Par exemple, nous avons prédéfini pour les patients COVID-19 des critères objectifs d’hospitalisation en médecine, en réanimation et de suivi des patients ambulatoires : nous pouvons ainsi gérer au mieux la disponibilité des lits.  Pour les patients non COVID admis en urgence pour d’autres pathologies : nous avons favorisé l’admission à J0, le retour à domicile selon des critères cliniques préétablis et le suivi à domicile par réseau de ville en place habituellement.

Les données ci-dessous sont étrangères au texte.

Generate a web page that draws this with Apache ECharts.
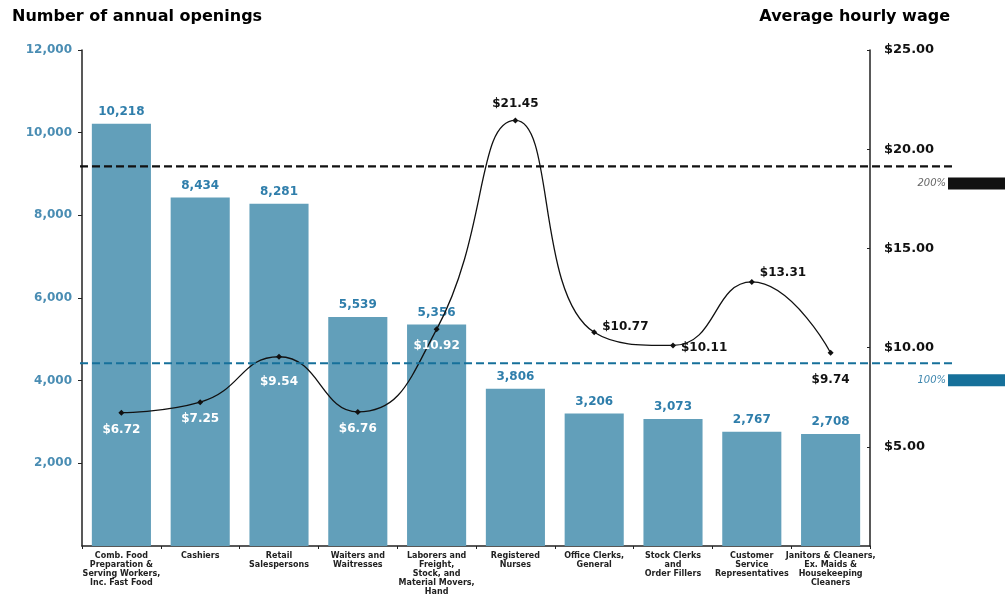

– Une coopération transversale (et non verticale) étroite entre l’administration, le personnel paramédical et les praticiens permettant de prendre rapidement des décisions collégiales;

La rédaction commune de protocoles spécifiques à la prise en charge des COVID-19 (filières du matériel contaminé, procédure d’habillage, bilan biologique à l’arrivée des patients…), anticipation des non-indications de réanimation par une cellule éthique spécialement créée…

Une réévaluation quotidienne des besoins médicaux et de matériels par le recueil de la disponibilité du matériel (masques, protections, médicaments…) avec une approche de type Lean Six Sigma emprunté à l’industrie.

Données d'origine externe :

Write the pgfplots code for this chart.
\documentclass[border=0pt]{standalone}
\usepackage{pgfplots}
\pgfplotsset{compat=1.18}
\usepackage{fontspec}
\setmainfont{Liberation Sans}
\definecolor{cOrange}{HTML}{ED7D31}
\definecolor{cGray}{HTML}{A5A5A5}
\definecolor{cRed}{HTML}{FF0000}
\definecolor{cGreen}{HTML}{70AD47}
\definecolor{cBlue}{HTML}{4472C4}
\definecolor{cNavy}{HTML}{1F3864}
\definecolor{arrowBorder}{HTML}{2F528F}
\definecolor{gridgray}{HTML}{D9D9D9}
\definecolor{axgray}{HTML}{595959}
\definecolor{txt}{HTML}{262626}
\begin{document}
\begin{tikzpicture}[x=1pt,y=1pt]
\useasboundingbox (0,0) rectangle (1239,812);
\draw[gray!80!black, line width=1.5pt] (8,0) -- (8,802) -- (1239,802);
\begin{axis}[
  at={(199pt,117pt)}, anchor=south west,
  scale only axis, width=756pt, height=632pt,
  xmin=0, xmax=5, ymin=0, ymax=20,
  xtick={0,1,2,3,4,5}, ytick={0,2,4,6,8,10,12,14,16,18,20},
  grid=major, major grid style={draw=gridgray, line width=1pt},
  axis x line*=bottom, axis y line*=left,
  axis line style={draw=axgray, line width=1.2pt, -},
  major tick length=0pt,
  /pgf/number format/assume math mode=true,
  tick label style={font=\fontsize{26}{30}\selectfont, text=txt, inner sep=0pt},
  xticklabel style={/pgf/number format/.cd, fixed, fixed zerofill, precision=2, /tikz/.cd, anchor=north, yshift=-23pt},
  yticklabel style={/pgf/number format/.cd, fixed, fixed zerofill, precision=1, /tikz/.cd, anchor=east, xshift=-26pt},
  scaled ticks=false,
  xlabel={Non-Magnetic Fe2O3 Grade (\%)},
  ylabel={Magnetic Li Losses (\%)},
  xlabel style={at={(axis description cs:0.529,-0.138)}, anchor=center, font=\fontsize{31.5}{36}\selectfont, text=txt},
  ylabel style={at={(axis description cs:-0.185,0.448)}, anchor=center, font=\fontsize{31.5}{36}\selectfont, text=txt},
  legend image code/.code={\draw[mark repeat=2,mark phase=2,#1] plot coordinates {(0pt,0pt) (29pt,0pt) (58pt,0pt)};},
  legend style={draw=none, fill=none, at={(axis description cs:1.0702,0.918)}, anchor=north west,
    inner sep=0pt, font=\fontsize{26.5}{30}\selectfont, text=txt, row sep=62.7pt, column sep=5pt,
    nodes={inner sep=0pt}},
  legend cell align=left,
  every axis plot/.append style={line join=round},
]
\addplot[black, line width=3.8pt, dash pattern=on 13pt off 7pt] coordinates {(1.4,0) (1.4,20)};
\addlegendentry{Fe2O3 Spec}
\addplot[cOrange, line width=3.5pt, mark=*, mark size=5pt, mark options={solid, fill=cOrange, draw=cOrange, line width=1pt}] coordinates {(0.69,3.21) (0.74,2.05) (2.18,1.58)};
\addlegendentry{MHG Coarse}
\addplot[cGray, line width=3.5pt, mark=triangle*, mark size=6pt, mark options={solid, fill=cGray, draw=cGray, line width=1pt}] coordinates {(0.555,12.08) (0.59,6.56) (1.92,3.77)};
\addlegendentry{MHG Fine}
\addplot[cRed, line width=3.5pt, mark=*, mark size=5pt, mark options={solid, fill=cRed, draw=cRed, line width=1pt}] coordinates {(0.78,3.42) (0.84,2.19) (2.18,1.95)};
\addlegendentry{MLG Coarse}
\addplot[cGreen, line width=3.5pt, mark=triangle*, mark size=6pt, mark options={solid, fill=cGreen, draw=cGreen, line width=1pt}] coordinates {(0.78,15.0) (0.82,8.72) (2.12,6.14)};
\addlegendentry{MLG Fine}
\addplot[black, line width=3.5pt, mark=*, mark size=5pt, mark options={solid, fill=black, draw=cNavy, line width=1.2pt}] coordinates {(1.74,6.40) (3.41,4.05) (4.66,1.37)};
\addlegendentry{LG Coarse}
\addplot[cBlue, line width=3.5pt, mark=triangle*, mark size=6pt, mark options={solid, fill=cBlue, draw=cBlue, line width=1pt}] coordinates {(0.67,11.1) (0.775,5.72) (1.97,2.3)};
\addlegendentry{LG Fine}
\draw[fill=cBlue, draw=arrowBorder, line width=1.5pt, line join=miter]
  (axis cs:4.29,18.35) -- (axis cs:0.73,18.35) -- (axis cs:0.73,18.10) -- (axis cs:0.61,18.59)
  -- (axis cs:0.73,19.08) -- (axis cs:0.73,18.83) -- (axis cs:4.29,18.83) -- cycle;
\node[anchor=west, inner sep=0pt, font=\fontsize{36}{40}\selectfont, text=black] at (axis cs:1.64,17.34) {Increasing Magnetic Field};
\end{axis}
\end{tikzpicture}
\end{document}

Résultats au 9 avril 2020 (graphique ci-dessous) :

Environ 50% des patients suspects COVID-19 ont été hospitalisés (dont 12% réadmis grâce au suivi téléphonique) avec une médiane d’âge de 71 ans (quartile 61-85). Environ un patient hospitalisé sur quatre a été admis en réanimation (pour oxygénothérapie à haut débit ou ventilation mécanique invasive). Sur les 13 décès actuels, 10 patients ont été limités sur le niveau de prise en charge ventilatoire. La mortalité des patients hospitalisées est actuellement de 13% avec un âge médian de 84 ans, (quartile 83-92. Le pourcentage de lits occupés a été au maximum de 75% en médecine et de 85% en réanimation. Ces éléments positifs sont à pondérer par : l’arrivée plus tardive de la pandémie dans la région ARA, l’effet bénéfique du confinement mis en place le 17 mars à l’échelle nationale, le rôle de la clinique en soutien du CHU (moins d’arrivée directe par le SAMU). Cependant, les Hospices Civils de Lyon ne semblent pas non plus saturés (https://www.lemonde.fr/planete/article/2020/04/04/coronavirus-sous-pression-les-hopitaux-lyonnais-tiennent-le-choc_6035553_3244.html), ceci témoignant probablement d’une filière de soins et d’un maillage optimal entre les différents établissements partenaires.

En conclusion, notre expérience, au 9 avril 2020, est pour l’instant positive : l’anticipation de la réorganisation de la structure médicale par une collaboration étroite entre partenaires publiques/privés, administrations régionale/locale, redéploiement du personnel médical et paramédical, ainsi que la priorisation du chemin patient selon la gravité clinique et le niveau de soins éthique, ont permis de ne pas saturer notre établissement et d’adapter au mieux les soins individuels à une situation de crise sanitaire collective. L’avenir nous dira si ce modèle est pérenne tant sur le plan médical que sur le plan économique.